Merz Buys the Tomahawk That Just Lost a War and is Out of Stock

Germany says it has made a defense deal with Trump to buy Tomahawk missiles. And, as you would expect, it’s immediately not going well.

CSIS reported in May that the US fired more Tomahawks while losing the Iran war than in any other campaign in history. Trump’s spray-and-pray attacks, directed by Palantir, wasted so many missiles to little effect that replenishing the inventory is a near-term risk for the United States.

Germany is announcing it will enter a queue behind the US Navy’s own restocking priority, for a subsonic 1970s-architecture missile, from a production line that has run at well under a hundred units a year. Someone in Germany has not been paying attention.

Delivery timeline? None.

Cost? Unstated.

Quantity? Unstated.

Germany’s leader Merz gave none of the details that make a deal a deal.

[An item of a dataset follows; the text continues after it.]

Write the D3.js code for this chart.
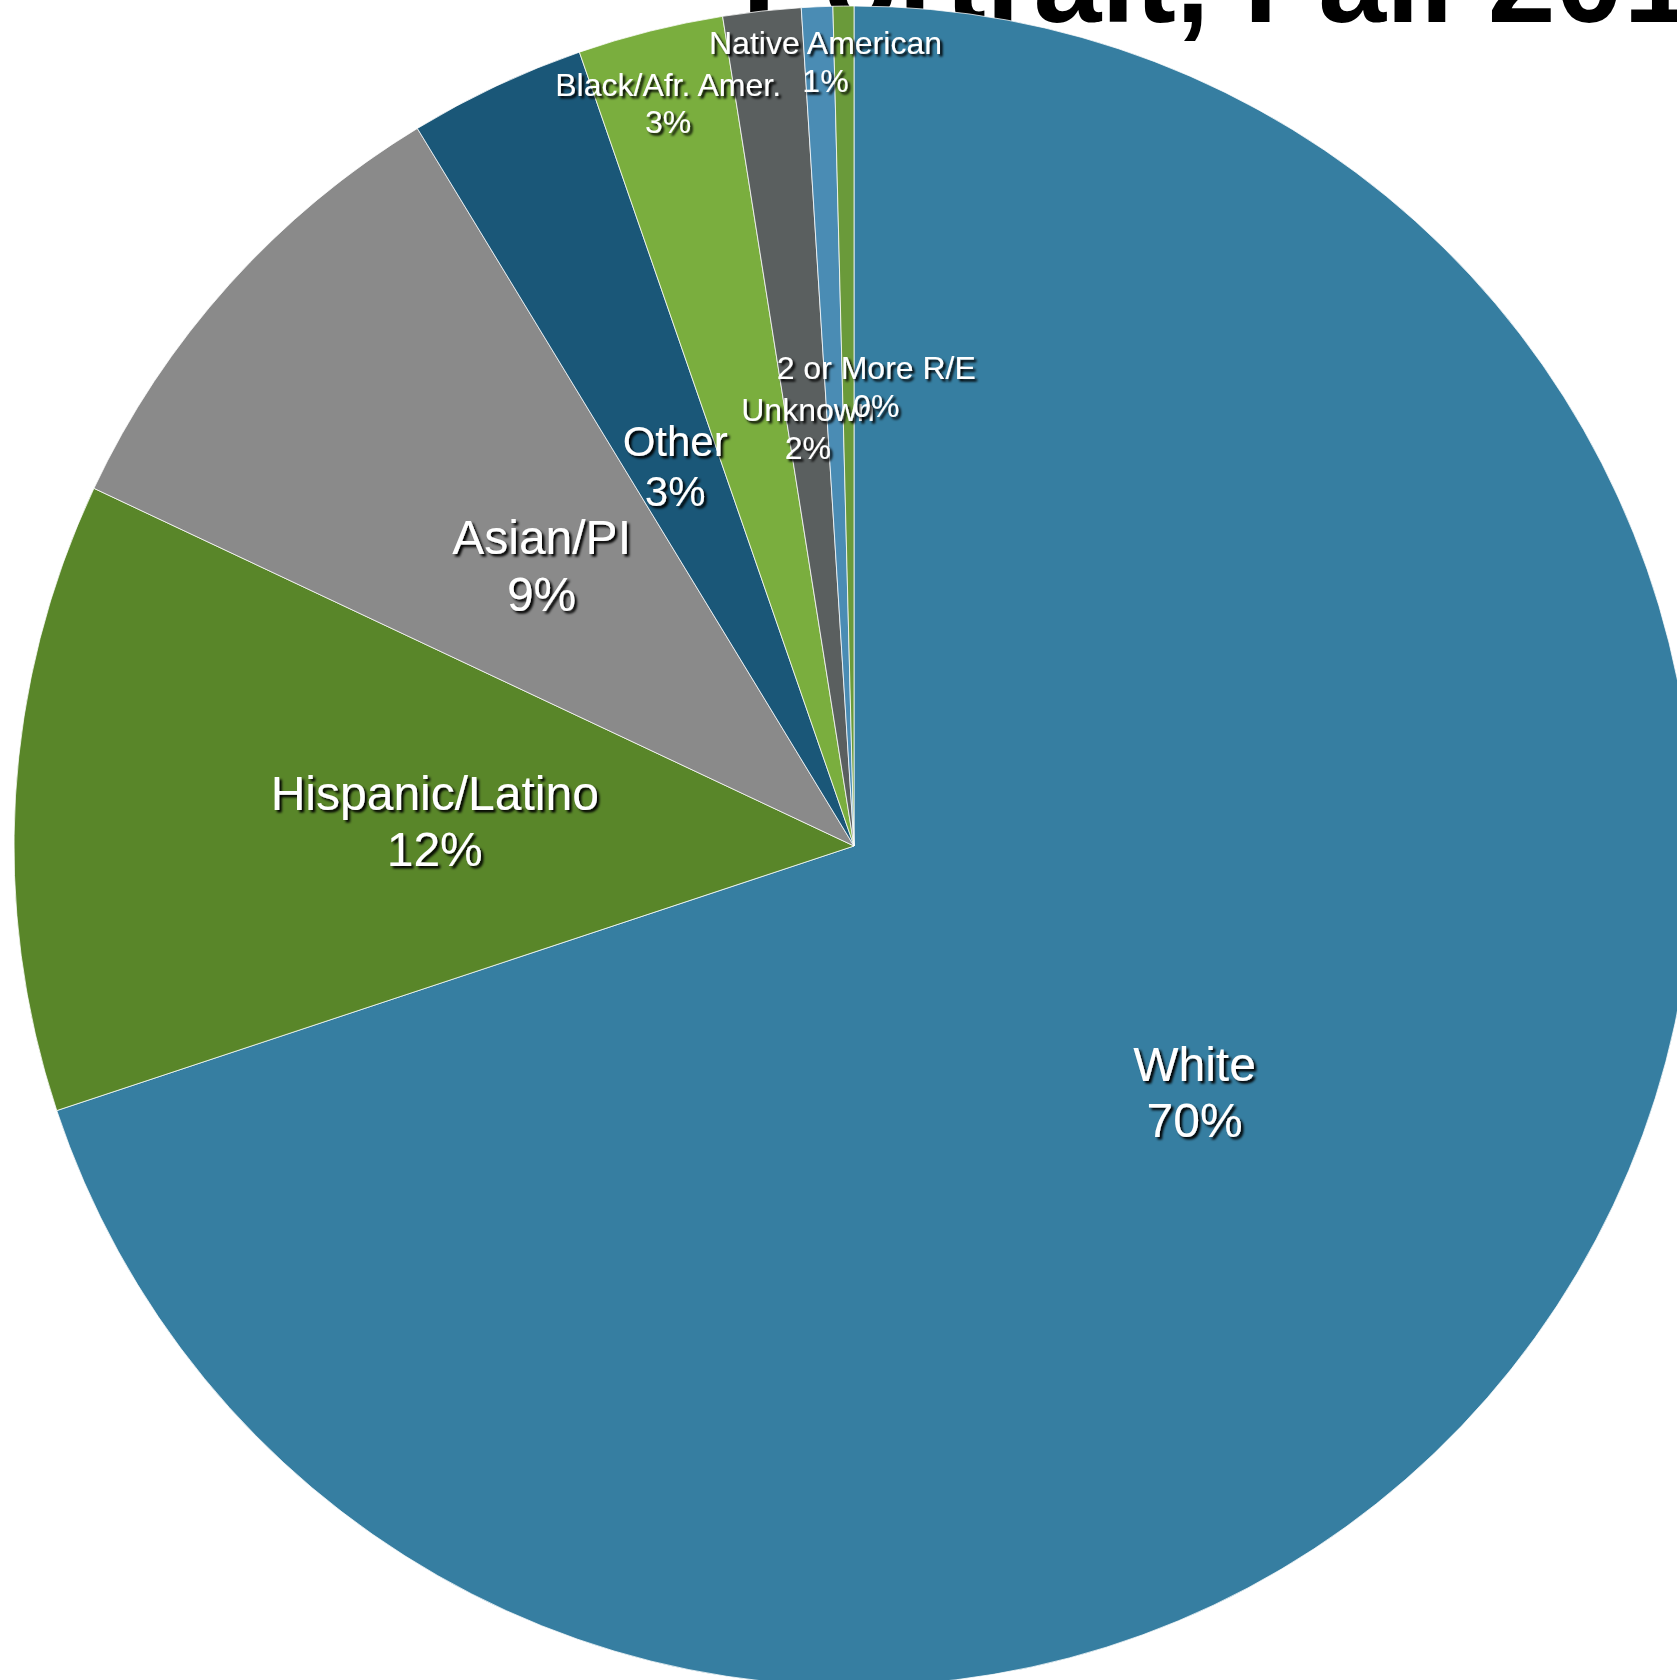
<!DOCTYPE html>
<html>
<head>
<meta charset="utf-8">
<script src="https://cdn.jsdelivr.net/npm/d3@7"></script>
<style>
  html, body { margin: 0; padding: 0; background: #ffffff; }
  svg { display: block; }
  text { font-family: "Liberation Sans", Arial, sans-serif; }
</style>
</head>
<body>
<svg id="chart" width="1677" height="1680"></svg>
<script>
// Enrollment by race/ethnicity (percent of students)
const categories = ["White", "Hispanic/Latino", "Asian/PI", "Other", "Black/Afr. Amer.", "Unknown", "Native American", "2 or More R/E"];
const shares = [69.9, 12.1, 9.3, 3.4, 2.8, 1.5, 0.6, 0.4];
const sliceColors = ["#367ea1", "#598629", "#8a8a8a", "#1a5778", "#7aae3e", "#5a5f5f", "#4a8cb4", "#6a9a3a"];
const titleText = "Portrait, Fall 201";

// Label placement: fraction of radius for the centroid, horizontal nudge, font size
const labelLayout = {
  "White":            { rf: 0.50, nx: 0,  size: 48 },
  "Hispanic/Latino":  { rf: 0.50, nx: 0,  size: 48 },
  "Asian/PI":         { rf: 0.50, nx: 0,  size: 48 },
  "Other":            { rf: 0.50, nx: 0,  size: 42 },
  "Black/Afr. Amer.": { rf: 0.912, nx: 0, size: 32 },
  "Unknown":          { rf: 0.50, nx: 0,  size: 32 },
  "Native American":  { rf: 0.935, nx: 6, size: 32 },
  "2 or More R/E":    { rf: 0.547, nx: 28, size: 32 }
};

const rows = categories.map((c, i) => ({ name: c, value: shares[i], color: sliceColors[i] }));

const svg = d3.select("#chart");
const cx = 854, cy = 846, radius = 840;

// Shadow for the white slice labels
const defs = svg.append("defs");
const shadow = defs.append("filter").attr("id", "txtShadow")
  .attr("x", "-20%").attr("y", "-20%").attr("width", "140%").attr("height", "140%");
shadow.append("feDropShadow")
  .attr("dx", 2.5).attr("dy", 2.5).attr("stdDeviation", 1)
  .attr("flood-color", "#000").attr("flood-opacity", 1);

// Title (sits behind the pie)
svg.append("text")
  .attr("x", 742).attr("y", 22)
  .attr("font-size", 122).attr("font-weight", "bold")
  .attr("fill", "#000")
  .text(titleText);

const pie = d3.pie().value(d => d.value).sort(null).startAngle(0).endAngle(2 * Math.PI);
const arcs = pie(rows);
const arc = d3.arc().innerRadius(0).outerRadius(radius);

const g = svg.append("g").attr("transform", `translate(${cx},${cy})`);

g.selectAll("path.slice")
  .data(arcs)
  .join("path")
  .attr("class", "slice")
  .attr("d", arc)
  .attr("fill", d => d.data.color)
  .attr("stroke", "#ffffff")
  .attr("stroke-opacity", 0.75)
  .attr("stroke-width", 1);

// Labels: name and rounded percent, centred on a centroid at a chosen radius
g.selectAll("g.lbl")
  .data(arcs)
  .join("g")
  .attr("class", "lbl")
  .attr("filter", "url(#txtShadow)")
  .each(function(d) {
    const lay = labelLayout[d.data.name];
    const la = d3.arc().innerRadius(radius * lay.rf).outerRadius(radius * lay.rf);
    const [x0, y0] = la.centroid(d);
    const x = x0 + lay.nx;
    const s = lay.size;
    const lh = s * 1.17;
    const sel = d3.select(this);
    sel.append("text")
      .attr("x", x).attr("y", y0 - lh / 2 + 0.358 * s)
      .attr("text-anchor", "middle")
      .attr("font-size", s).attr("fill", "#ffffff")
      .text(d.data.name);
    sel.append("text")
      .attr("x", x).attr("y", y0 + lh / 2 + 0.358 * s)
      .attr("text-anchor", "middle")
      .attr("font-size", s).attr("fill", "#ffffff")
      .text(Math.round(d.data.value) + "%");
  });
</script>
</body>
</html>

Meanwhile, Fire Point in Ukraine iterated the FP-5 from announcement to combat use in about a year, at something like a quarter of Tomahawk unit cost, delivering half a ton of explosive per warhead to destroy Russian war factories. Fire Point’s drone line has demonstrated strikes past 2,500 km, hitting the Omsk refinery in Siberia this week.

Germany acts like an old depleted 1,600 km American missile wait-list is big political news, while Germany is already funding Ukrainian long-range production directly. I mean, ELSA exists because Europe identified this dependency in 2024.

Deals involving Trump’s TLAM also means buying the broken mission-planning chain that comes with it, which is a strange hedge against an unreliable and unfriendly Washington. The strategic gap Merz says he’s closing was the sovereignty gap, and the Tomahawk Deal makes it open wider.

Germany should be embarrassed to announce any deal with Trump. But this deal in particular reads like a horrible joke.